The Invention of Yesterday, the new book by Destiny Disrupted author Tamim Ansary ’70, offers a goal both noble and intriguing: Tamim sets out to write a history of humanity that focuses on the connections between civilizations and the ideas that flow through them. To that end, his guiding metaphor is the constellation, individual points of light representing human ideas, narratives, and understandings that form into a guiding myth for a “people,” but are also seen as different constellations/guiding myths by other cultures. With sky chart in hand, then, he takes the reader on a journey through the human timeline of multiple civilizations and explores the ways that universal factors of environment, tools, and language play into the interpretations of these same “stars.”
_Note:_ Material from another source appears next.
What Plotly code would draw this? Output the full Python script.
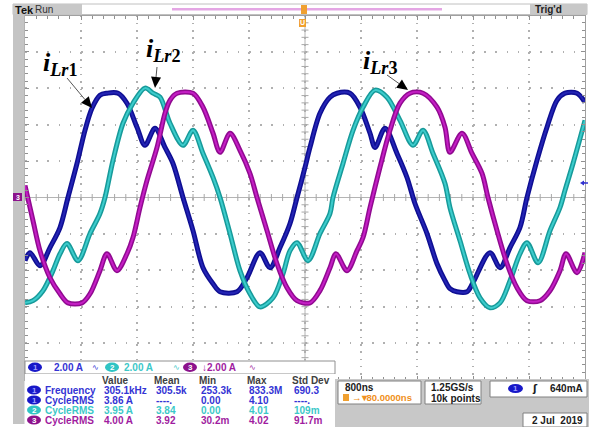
import numpy as np
import plotly.graph_objects as go

# ---------------- data (time in microseconds, current in A) ----------------
t_ch1 = [0.000, 0.071, 0.214, 0.357, 0.500, 0.614, 0.743, 0.857, 0.957, 1.071, 1.171, 1.329,
         1.457, 1.600, 1.714, 1.857, 2.000, 2.114, 2.257, 2.400, 2.543, 2.686, 2.786, 3.029,
         3.171, 3.357, 3.500, 3.643, 3.786, 3.886, 4.000, 4.071, 4.214, 4.357, 4.457, 4.643,
         4.786, 4.929, 5.000, 5.143, 5.314, 5.457, 5.571, 5.743, 5.886, 6.000, 6.071, 6.171,
         6.314, 6.400, 6.643, 6.786, 6.929, 7.071, 7.171, 7.314, 7.457, 7.600, 7.714, 7.886, 8.000]
i_ch1 = [-3.47, -3.03, -3.75, -2.75, -1.65, 0.00, 1.87, 3.69, 4.90, 5.62, 5.73, 5.73,
         5.18, 3.86, 2.87, 3.80, 2.75, 1.87, 0.00, -1.82, -3.86, -4.74, -5.18, -5.18,
         -4.41, -3.03, -3.86, -2.75, -1.43, 0.00, 1.65, 2.75, 4.63, 5.51, 5.73, 5.73,
         4.96, 3.53, 2.75, 3.80, 2.42, 1.10, -0.33, -1.98, -3.64, -4.57, -5.01, -5.18,
         -5.18, -4.68, -3.03, -3.86, -2.75, -1.65, 0.00, 2.04, 3.86, 5.34, 5.73, 5.73, 5.23]

t_ch2 = [0.000, 0.114, 0.257, 0.400, 0.500, 0.600, 0.757, 0.929, 1.071, 1.143, 1.257, 1.400,
         1.543, 1.714, 1.829, 1.929, 2.071, 2.257, 2.400, 2.543, 2.686, 2.786, 2.929, 3.071,
         3.214, 3.357, 3.543, 3.686, 3.786, 3.886, 4.043, 4.214, 4.357, 4.400, 4.543, 4.686,
         4.829, 5.000, 5.171, 5.357, 5.543, 5.686, 5.829, 6.000, 6.071, 6.214, 6.357, 6.500,
         6.643, 6.786, 6.929, 7.071, 7.171, 7.329, 7.500, 7.643, 7.714, 7.829, 8.000]
i_ch2 = [-5.79, -5.67, -5.12, -4.02, -3.09, -2.53, -3.47, -1.98, -0.88, 0.00, 2.04, 4.08,
         5.18, 6.01, 5.73, 5.51, 4.08, 2.87, 3.69, 2.42, 1.10, 0.00, -1.98, -4.02,
         -5.29, -6.01, -5.51, -4.19, -2.92, -2.48, -3.47, -1.98, -0.88, 0.00, 1.87, 3.69,
         4.96, 5.90, 5.51, 4.24, 2.87, 3.69, 2.42, 0.77, -0.55, -2.37, -4.19, -5.51,
         -6.06, -5.79, -4.57, -3.09, -2.48, -3.58, -1.82, -0.55, 0.39, 1.87, 4.24]

t_ch3 = [0.000, 0.114, 0.214, 0.357, 0.500, 0.614, 0.814, 0.929, 1.071, 1.171, 1.314, 1.457,
         1.543, 1.643, 1.743, 1.886, 2.000, 2.071, 2.171, 2.400, 2.543, 2.686, 2.786, 2.929,
         3.071, 3.214, 3.314, 3.457, 3.600, 3.743, 3.886, 4.071, 4.214, 4.357, 4.443, 4.600,
         4.743, 4.829, 4.929, 5.071, 5.214, 5.357, 5.500, 5.686, 5.886, 6.000, 6.071, 6.243,
         6.386, 6.529, 6.614, 6.743, 6.886, 7.029, 7.171, 7.357, 7.500, 7.643, 7.729, 7.886, 8.000]
i_ch3 = [0.66, -1.27, -2.92, -4.41, -5.29, -5.79, -5.79, -5.29, -4.02, -3.09, -4.02, -3.09,
         -2.20, -0.55, 0.94, 2.75, 4.63, 5.34, 5.73, 5.73, 4.96, 3.53, 2.48, 3.53,
         2.59, 1.32, 0.00, -1.82, -3.64, -4.96, -5.67, -5.79, -5.12, -3.86, -3.09, -4.02,
         -2.92, -2.20, -0.55, 1.65, 3.69, 5.18, 5.73, 5.73, 4.96, 3.86, 2.48, 3.53,
         2.42, 1.32, 0.00, -1.82, -3.64, -4.96, -5.67, -5.67, -5.12, -4.02, -3.09, -4.13, -3.03]

labels = ["<b><i>i</i><sub><i>Lr</i>1</sub></b>",
          "<b><i>i</i><sub><i>Lr</i>2</sub></b>",
          "<b><i>i</i><sub><i>Lr</i>3</sub></b>"]

scale_text = ["2.00 A", "2.00 A", "\u21932.00 A"]
meas_header = ["Value", "Mean", "Min", "Max", "Std Dev"]
meas_names = ["Frequency", "CycleRMS", "CycleRMS", "CycleRMS"]
meas_chan = [1, 1, 2, 3]
meas_rows = [["305.1kHz", "305.5k", "253.3k", "833.3M", "690.3"],
             ["3.86 A", "----.", "0.00", "4.10", "----."],
             ["3.95 A", "3.84", "0.00", "4.01", "109m"],
             ["4.00 A", "3.92", "30.2m", "4.02", "91.7m"]]
time_div = "800ns"
trig_pos = "80.0000ns"
sample_rate = "1.25GS/s"
record_len = "10k points"
trig_level = "640mA"
date_text = "2 Jul\u00a0\u00a02019"

# ---------------- styling ----------------
W, H = 589, 427
def px(x): return x / W
def py(y): return 1 - y / H

OUTER = {1: "#0e0e92", 2: "#179a9a", 3: "#900a90"}
INNER = {1: "#2424b4", 2: "#3ccccc", 3: "#c41ec4"}
TXT = {1: "#3434d4", 2: "#3cc8c8", 3: "#a01ca0"}
PILL = {1: "#1818c8", 2: "#30c4c4", 3: "#8c128c"}

fig = go.Figure()

# centre cross tick marks (graticule decoration)
xt = np.arange(0, 8.001, 0.16)
yt = np.arange(-10, 10.001, 0.4)
fig.add_trace(go.Scatter(x=xt, y=np.zeros_like(xt), mode="markers",
                         marker=dict(symbol="line-ns-open", size=5, color="#a8a8a8",
                                     line=dict(color="#a8a8a8", width=1)),
                         hoverinfo="skip", showlegend=False))
fig.add_trace(go.Scatter(x=np.full_like(yt, 4.0), y=yt, mode="markers",
                         marker=dict(symbol="line-ew-open", size=5, color="#a8a8a8",
                                     line=dict(color="#a8a8a8", width=1)),
                         hoverinfo="skip", showlegend=False))

for ch, t, i in [(1, t_ch1, i_ch1), (2, t_ch2, i_ch2), (3, t_ch3, i_ch3)]:
    fig.add_trace(go.Scatter(x=t, y=i, mode="lines",
                             line=dict(color=OUTER[ch], width=5, shape="spline", smoothing=0.9),
                             hoverinfo="skip", showlegend=False))
    fig.add_trace(go.Scatter(x=t, y=i, mode="lines",
                             line=dict(color=INNER[ch], width=2, shape="spline", smoothing=0.9),
                             hoverinfo="skip", showlegend=False))

shapes = []
def rect(x0, y0, x1, y1, fill, line="rgba(0,0,0,0)", lw=1):
    shapes.append(dict(type="rect", xref="paper", yref="paper", x0=px(x0), x1=px(x1),
                       y0=py(y1), y1=py(y0), fillcolor=fill, line=dict(color=line, width=lw),
                       layer="above"))
def ell(x0, y0, x1, y1, fill):
    shapes.append(dict(type="circle", xref="paper", yref="paper", x0=px(x0), x1=px(x1),
                       y0=py(y1), y1=py(y0), fillcolor=fill, line=dict(width=0), layer="above"))

ann = []
def txt(x, y, s, color, size=10, bold=True, family="Liberation Sans", xanchor="left"):
    ann.append(dict(x=px(x), y=py(y), xref="paper", yref="paper", text=s, showarrow=False,
                    xanchor=xanchor, yanchor="middle",
                    font=dict(family=family, size=size, color=color,
                              weight="bold" if bold else "normal")))

# centre vertical line
shapes.append(dict(type="line", xref="x", yref="y", x0=4, x1=4, y0=-10, y1=10,
                   line=dict(color="#b4b4b4", width=1), layer="below"))

# ---- top status bar ----
rect(13, 4, 587, 14.5, "#ffffff", "#c0c0c0", 1)
rect(13, 4, 82, 14.5, "#c8c8c8")
rect(530, 4, 587, 14.5, "#c8c8c8")
rect(172, 8, 442, 10.5, "#e4a6e4")
txt(13, 9.5, "Tek", "#111111", 11, True)
txt(33, 9.5, "Run", "#333333", 10, False)
txt(533, 9.5, "Trig'd", "#222222", 10, True)
rect(301, 5, 307, 14, "#f0a030")
rect(299, 19, 306, 27, "#f0a030")
txt(302.5, 23, "U", "#ffffff", 7, True, xanchor="center")

# ---- left strip and markers ----
rect(13, 15, 24.5, 424, "#c4c4c4")
rect(13, 193, 22, 201, PILL[3])
txt(17.5, 197, "3", "#ffffff", 7, True, xanchor="center")
shapes.append(dict(type="path", xref="paper", yref="paper", layer="above",
                   path=f"M {px(580)} {py(183)} L {px(584)} {py(180.5)} L {px(584)} {py(185.5)} Z",
                   fillcolor="#3030d0", line=dict(width=0)))
shapes.append(dict(type="line", xref="paper", yref="paper", layer="above",
                   x0=px(583), x1=px(588), y0=py(183), y1=py(183), line=dict(color="#3030d0", width=1.5)))

# ---- channel scale bar ----
rect(25, 361, 335, 374, "#ffffff", "#909090", 1)
pill_x = [28, 105, 183]
scale_x = [52, 122, 200]
sym_x = [90, 171, 247]
for k, ch in enumerate([1, 2, 3]):
    ell(pill_x[k], 362.5, pill_x[k] + 14, 372, PILL[ch])
    txt(pill_x[k] + 7, 367.5, str(ch), "#ffffff" if ch != 1 else "#a0a0ff", 8, True, xanchor="center")
    txt(scale_x[k], 367.5, scale_text[k], TXT[ch], 10, True)
    txt(sym_x[k], 367.5, "\u223f", TXT[ch], 8, False, "DejaVu Sans")

# ---- measurement table ----
rect(25, 374, 335, 424, "#ffffff")
col_x = [100, 152, 197, 245, 290]
for c, h in enumerate(meas_header):
    txt(col_x[c], 380, h, "#404040", 10, True)
row_y = [390, 400, 410, 420]
for r in range(4):
    ch = meas_chan[r]
    ell(27, row_y[r] - 4.5, 41, row_y[r] + 4.5, PILL[ch])
    txt(34, row_y[r], str(ch), "#ffffff" if ch != 1 else "#a0a0ff", 8, True, xanchor="center")
    txt(43, row_y[r], meas_names[r], TXT[ch], 10, True)
    for c in range(5):
        txt(col_x[c] + 2, row_y[r], meas_rows[r][c], TXT[ch], 10, True)

# ---- bottom right info area ----
rect(335, 379, 589, 427, "#c8c8c8")
rect(338, 381, 421, 404, "#ffffff", "#808080", 1)
rect(425, 381, 481, 404, "#ffffff", "#808080", 1)
rect(490, 381, 587, 397, "#ffffff", "#808080", 1)
rect(523, 413, 587, 427, "#ffffff", "#808080", 1)
txt(343, 387, time_div, "#202020", 10, True)
rect(343, 394, 349, 401, "#f0a030")
txt(350, 397.5, "\u2192\u25be" + trig_pos, "#f09020", 9.5, True)
txt(429, 387, sample_rate, "#202020", 10, True)
txt(429, 398, record_len, "#202020", 10, True)
ell(508, 384, 523, 393, PILL[1])
txt(515.5, 388.5, "1", "#a0a0ff", 8, True, xanchor="center")
txt(530, 388.5, "\u0283", "#202020", 10, True, "DejaVu Sans")
txt(585, 388.5, trig_level, "#202020", 10, True, xanchor="right")
txt(585, 420, date_text, "#202020", 10, True, xanchor="right")

# ---- waveform labels and arrows ----
label_pos = [(41, 64), (144, 50), (361, 62)]
for k in range(3):
    ann.append(dict(x=px(label_pos[k][0]), y=py(label_pos[k][1]), xref="paper", yref="paper",
                    text=labels[k], showarrow=False, xanchor="left", yanchor="middle",
                    font=dict(family="Liberation Serif", size=26, color="#000000")))

arrows = [((92, 108), (67, 78)), ((155, 88), (157, 67)), ((408, 90), (387, 75))]
for (tx, ty), (sx, sy) in arrows:
    dx, dy = tx - sx, ty - sy
    L = (dx * dx + dy * dy) ** 0.5
    ux, uy = dx / L, dy / L
    hl, hw = 11.0, 5.0
    bx, by = tx - ux * hl, ty - uy * hl
    shapes.append(dict(type="line", xref="paper", yref="paper", layer="above",
                       x0=px(sx), y0=py(sy), x1=px(bx), y1=py(by),
                       line=dict(color="#555555", width=1)))
    p1 = (bx - uy * hw, by + ux * hw)
    p2 = (bx + uy * hw, by - ux * hw)
    shapes.append(dict(type="path", xref="paper", yref="paper", layer="above",
                       path=f"M {px(tx)} {py(ty)} L {px(p1[0])} {py(p1[1])} L {px(p2[0])} {py(p2[1])} Z",
                       fillcolor="#000000", line=dict(width=0)))

fig.update_layout(
    width=W, height=H, margin=dict(l=0, r=0, t=0, b=0),
    paper_bgcolor="#ffffff", plot_bgcolor="#ffffff",
    showlegend=False, shapes=shapes, annotations=ann,
    xaxis=dict(domain=[px(25), px(585)], range=[0, 8], dtick=0.8, tick0=0,
               showgrid=True, gridcolor="#b0b0b0", gridwidth=1.5, griddash="1.5px,5.8px",
               zeroline=False, showticklabels=False, showline=True, linecolor="#a0a0a0",
               linewidth=1, mirror="allticks", ticks="inside", ticklen=4, tickcolor="#909090",
               minor=dict(dtick=0.16, ticks="inside", ticklen=3, tickcolor="#909090", showgrid=False),
               fixedrange=True),
    yaxis=dict(domain=[py(379.5), py(15.5)], range=[-10, 10], dtick=2, tick0=0,
               showgrid=True, gridcolor="#b0b0b0", gridwidth=1.5, griddash="1.5px,9.7px",
               zeroline=True, zerolinecolor="#b4b4b4", zerolinewidth=1,
               showticklabels=False, showline=True, linecolor="#a0a0a0",
               linewidth=1, mirror="allticks", ticks="inside", ticklen=4, tickcolor="#909090",
               minor=dict(dtick=0.4, ticks="inside", ticklen=3, tickcolor="#909090", showgrid=False),
               fixedrange=True),
)

fig.write_html("out.html")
This makes for a fascinating thesis propelled by Tamim’s breezy surveys of those cultures themselves. The Invention reads like an enjoyably written world history course book that takes steps to emphasize the connections between the various civilizations of the world rather than their differences. The reader is taken through our collective greatest hits—humans spread out from Africa, philosophy flourishes in Greece, the Chinese construct the Great Wall—but each one is now seen as a line formed between the universal factors of tool use, language, and environment, and how they take different shapes depending on the culture and time from which they are viewed.

The reader, then, may expect to see new interpretations of our shared development emerging. Tamim makes sure to expand our perspective to include cultures too-often neglected by mainstream works of history: the Nok culture of sub-Saharan Africa, the flourishing Olmec, Toltec, and Mayan empires of Central America.

As the book proceeds through the timeline to the 20th and 21st centuries, this surveyor’s approach to world history continues, but now in service to the idea that humankind is rushing toward a “singularity” through our rapidly accelerating invention of, use of, and dependence on tools. As we hurtle from steam engines to computers, Tamim argues that our tools will eventually become self-aware and form environments and ideological constellations of their own. The thesis, again, is rife with potential, and explored through the mileposts of the Cold War, the Gulf War, and 9/11. By the end, it is unclear how a singularity would factor into Tamim’s schema, a fact he owns up to and ascribes to our living in an  “era of worldwide incoherence.”

Tamim offers a conclusion consistent with the guiding principles of the book: he appeals for us to understand the full context of human development—to view this “sky” as our shared heritage—and use it to navigate to understanding, and therefore future peace.

Sometimes, the hurtling pace of the book comes across as more suited to introducing these ideas than delving deeply into them. But there are certainly many insights to be found in these pages, and the casual style Tamim uses to lead us through his star chart of human history makes for an easy-going and conversational read and much to consider when the book is closed.